If you cook rice often, it is worth jotting down your winning setup on a note in the kitchen: brand, ratio, soak time, and rest time. That turns one good batch into a repeatable habit.
Key Takeaways: Can You Make Basmati Rice In A Rice Cooker?
➤ Rinse basmati well to cut starch and keep grains loose.
➤ Start white basmati at 1 cup rice to 1 1/4 cups water.
➤ Drain soaked rice well before adding fresh cooking water.
➤ Rest cooked rice 10 minutes with the lid closed.
➤ Adjust by spoonfuls, not by large splashes of water.
Frequently Asked Questions
Should You Soak Basmati Rice Before Using A Rice Cooker?
A short soak helps many batches cook more evenly and gives the grains a longer look. It is handy when you want fluffy rice with clean separation.
If you skip the soak, the rice still cooks. You may need a spoon more water and a full rest after the cycle ends.
Can You Cook Basmati Rice With Butter Or Oil In The Cooker?
Yes, a small amount of butter, ghee, or oil can help the grains stay slick and separate. It also gives plain rice a fuller taste.
Do not pour in too much. A little is enough, and too much fat can leave the rice heavy.

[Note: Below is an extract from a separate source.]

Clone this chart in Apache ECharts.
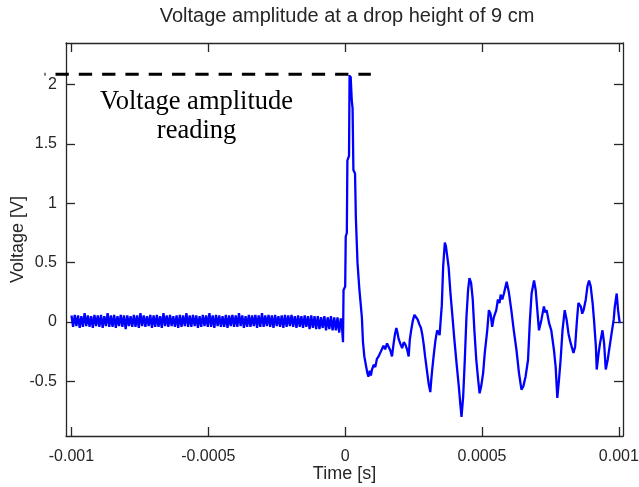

Why Does Basmati Rice Come Out Wet Even After The Cooker Stops?
Freshly finished rice can hold steam in the top layer, so it may seem wetter than it will be after resting. The lid traps that heat for a few more minutes.
Leave it closed for 10 minutes, then fluff from the bottom. If it still feels soggy, trim the water on the next batch.
Can You Add Spices While Cooking Basmati Rice?
Yes, whole spices work well in a rice cooker. Cardamom, cloves, cinnamon, cumin seeds, or a bay leaf can flavor the rice without much fuss.
Ground spices can clump and stain the pot. If you use them, keep the amount light and stir them into the water before cooking.
How Do You Store And Reheat Leftover Basmati Rice?
Cool the rice soon after the meal and move it to a sealed container in the fridge. Do not leave it sitting warm on the counter for hours.
To reheat, sprinkle on a little water, cover loosely, and warm it until hot all the way through. Fluff before serving.
Wrapping It Up – Can You Make Basmati Rice In A Rice Cooker?
Yes, and for plain everyday rice, it is one of the easiest ways to get steady, fluffy results. The trick is not fancy. Rinse the rice, measure with care, drain well, and let the cooker finish the job without rushing the rest at the end.
If your first batch is not spot on, do not scrap the method. Tweak the water by a spoon or two, note what your cooker did, and try again. Once you lock in the ratio for your rice and your machine, basmati rice in a rice cooker gets easy, repeatable, and hard to mess up.